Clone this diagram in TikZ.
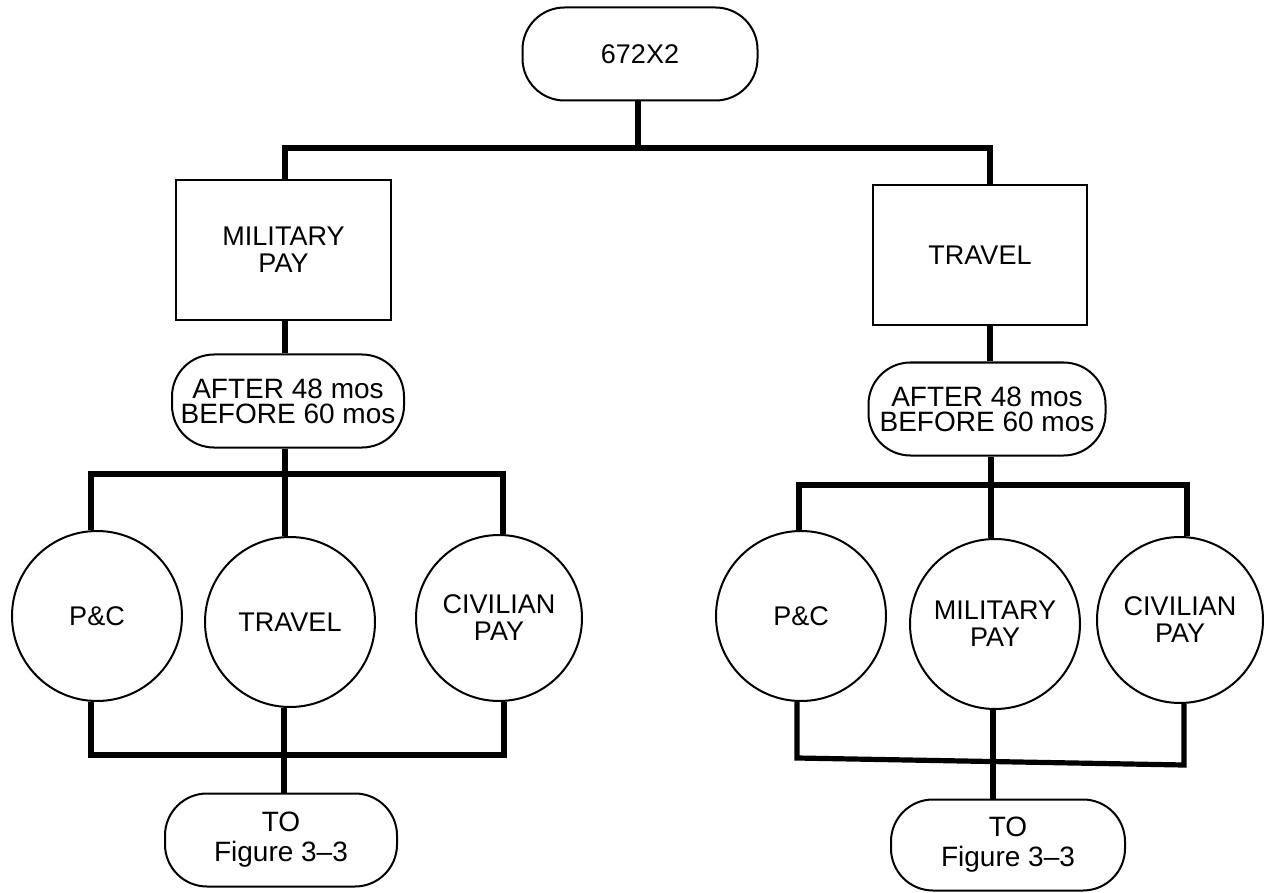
\documentclass[tikz,border=0pt]{standalone}
\usepackage{fontspec}
\setmainfont{Liberation Sans}
\begin{document}
\begin{tikzpicture}[x=0.5pt,y=-0.5pt,
  every node/.style={font=\fontsize{13.5}{13.5}\selectfont, align=center, inner sep=0pt},
  border/.style={draw, line width=1pt},
  term/.style={border, rectangle, rounded corners=21pt},
  boxnode/.style={border, rectangle},
  circnode/.style={border, circle},
  bar/.style={line width=2.6pt}]
\useasboundingbox (0,0) rectangle (1264,893);

% nodes
\node[term, minimum width=117.5pt, minimum height=46.5pt] (top) at (640,54) {672X2};
\node[boxnode, minimum width=107.5pt, minimum height=70pt] (mp) at (283.5,250) {MILITARY\\PAY};
\node[boxnode, minimum width=107pt, minimum height=70pt] (tr) at (980,255) {TRAVEL};
\node[term, minimum width=116pt, minimum height=46.5pt, font=\fontsize{14}{12.5}\selectfont] (lov) at (288,401) {AFTER 48 mos\\BEFORE 60 mos};
\node[term, minimum width=118.5pt, minimum height=46.5pt, font=\fontsize{14}{12.5}\selectfont] (rov) at (987,409) {AFTER 48 mos\\BEFORE 60 mos};

\node[circnode, minimum size=85pt] (lpc) at (97,616) {P\&C};
\node[circnode, minimum size=85pt] (ltr) at (290,622) {TRAVEL};
\node[circnode, minimum size=83pt] (lcv) at (499,618) {CIVILIAN\\PAY};

\node[circnode, minimum size=85pt] (rpc) at (801,616) {P\&C};
\node[circnode, minimum size=85pt] (rmp) at (995,624) {MILITARY\\PAY};
\node[circnode, minimum size=83pt] (rcv) at (1180,620) {CIVILIAN\\PAY};

\node[term, minimum width=116pt, minimum height=46.5pt, font=\fontsize{14}{15}\selectfont] (lto) at (281,840) {TO\\Figure 3--3};
\node[term, minimum width=117pt, minimum height=45.5pt, font=\fontsize{14}{15}\selectfont] (rto) at (1008,845) {TO\\Figure 3--3};

% junction coordinates
\coordinate (j1) at (638,148);
\coordinate (lc) at (285,0);
\coordinate (rc) at (990,0);

\coordinate (L1) at (91,474);
\coordinate (L2) at (285,474);
\coordinate (L3) at (503,474);
\coordinate (B1) at (91,755);
\coordinate (B2) at (284,755);
\coordinate (B3) at (504,755);

\coordinate (R1) at (799,485);
\coordinate (R2) at (991,485);
\coordinate (R3) at (1187,485);
\coordinate (S1) at (797,758);
\coordinate (S2) at (993,761.5);
\coordinate (S3) at (1184,765);

% connectors
\draw[bar] (top.south -| j1) -- (j1);
\draw[bar] (mp.north -| lc) -- (j1 -| lc) -- (j1 -| rc) -- (tr.north -| rc);
\draw[bar] (mp.south -| lc) -- (lov.north -| lc);
\draw[bar] (tr.south -| rc) -- (rov.north -| rc);

% left branch
\draw[bar] (lov.south -| L2) -- (L2);
\draw[bar] (lpc.north -| L1) -- (L1) -- (L3) -- (lcv.north -| L3);
\draw[bar] (L2) -- (ltr.north -| L2);
\draw[bar] (lpc.south -| B1) -- (B1) -- (B3) -- (lcv.south -| B3);
\draw[bar] (ltr.south -| B2) -- (B2) -- (lto.north -| B2);

% right branch
\draw[bar] (rov.south -| R2) -- (R2);
\draw[bar] (rpc.north -| R1) -- (R1) -- (R3) -- (rcv.north -| R3);
\draw[bar] (R2) -- (rmp.north -| R2);
\draw[bar] (rpc.south -| S1) -- (S1) -- (S3) -- (rcv.south -| S3);
\draw[bar] (rmp.south -| S2) -- (S2) -- (rto.north -| S2);
\end{tikzpicture}
\end{document}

Goal of the exercise:
Transcribe each line above verbatim, with the pictures left out.

Response to this exercise:
Clone this diagram in TikZ.
\documentclass[tikz,border=0pt]{standalone}
\usepackage{fontspec}
\setmainfont{Liberation Sans}
\begin{document}
\begin{tikzpicture}[x=0.5pt,y=-0.5pt,
  every node/.style={font=\fontsize{13.5}{13.5}\selectfont, align=center, inner sep=0pt},
  border/.style={draw, line width=1pt},
  term/.style={border, rectangle, rounded corners=21pt},
  boxnode/.style={border, rectangle},
  circnode/.style={border, circle},
  bar/.style={line width=2.6pt}]
\useasboundingbox (0,0) rectangle (1264,893);

% nodes
\node[term, minimum width=117.5pt, minimum height=46.5pt] (top) at (640,54) {672X2};
\node[boxnode, minimum width=107.5pt, minimum height=70pt] (mp) at (283.5,250) {MILITARY\\PAY};
\node[boxnode, minimum width=107pt, minimum height=70pt] (tr) at (980,255) {TRAVEL};
\node[term, minimum width=116pt, minimum height=46.5pt, font=\fontsize{14}{12.5}\selectfont] (lov) at (288,401) {AFTER 48 mos\\BEFORE 60 mos};
\node[term, minimum width=118.5pt, minimum height=46.5pt, font=\fontsize{14}{12.5}\selectfont] (rov) at (987,409) {AFTER 48 mos\\BEFORE 60 mos};

\node[circnode, minimum size=85pt] (lpc) at (97,616) {P\&C};
\node[circnode, minimum size=85pt] (ltr) at (290,622) {TRAVEL};
\node[circnode, minimum size=83pt] (lcv) at (499,618) {CIVILIAN\\PAY};

\node[circnode, minimum size=85pt] (rpc) at (801,616) {P\&C};
\node[circnode, minimum size=85pt] (rmp) at (995,624) {MILITARY\\PAY};
\node[circnode, minimum size=83pt] (rcv) at (1180,620) {CIVILIAN\\PAY};

\node[term, minimum width=116pt, minimum height=46.5pt, font=\fontsize{14}{15}\selectfont] (lto) at (281,840) {TO\\Figure 3--3};
\node[term, minimum width=117pt, minimum height=45.5pt, font=\fontsize{14}{15}\selectfont] (rto) at (1008,845) {TO\\Figure 3--3};

% junction coordinates
\coordinate (j1) at (638,148);
\coordinate (lc) at (285,0);
\coordinate (rc) at (990,0);

\coordinate (L1) at (91,474);
\coordinate (L2) at (285,474);
\coordinate (L3) at (503,474);
\coordinate (B1) at (91,755);
\coordinate (B2) at (284,755);
\coordinate (B3) at (504,755);

\coordinate (R1) at (799,485);
\coordinate (R2) at (991,485);
\coordinate (R3) at (1187,485);
\coordinate (S1) at (797,758);
\coordinate (S2) at (993,761.5);
\coordinate (S3) at (1184,765);

% connectors
\draw[bar] (top.south -| j1) -- (j1);
\draw[bar] (mp.north -| lc) -- (j1 -| lc) -- (j1 -| rc) -- (tr.north -| rc);
\draw[bar] (mp.south -| lc) -- (lov.north -| lc);
\draw[bar] (tr.south -| rc) -- (rov.north -| rc);

% left branch
\draw[bar] (lov.south -| L2) -- (L2);
\draw[bar] (lpc.north -| L1) -- (L1) -- (L3) -- (lcv.north -| L3);
\draw[bar] (L2) -- (ltr.north -| L2);
\draw[bar] (lpc.south -| B1) -- (B1) -- (B3) -- (lcv.south -| B3);
\draw[bar] (ltr.south -| B2) -- (B2) -- (lto.north -| B2);

% right branch
\draw[bar] (rov.south -| R2) -- (R2);
\draw[bar] (rpc.north -| R1) -- (R1) -- (R3) -- (rcv.north -| R3);
\draw[bar] (R2) -- (rmp.north -| R2);
\draw[bar] (rpc.south -| S1) -- (S1) -- (S3) -- (rcv.south -| S3);
\draw[bar] (rmp.south -| S2) -- (S2) -- (rto.north -| S2);
\end{tikzpicture}
\end{document}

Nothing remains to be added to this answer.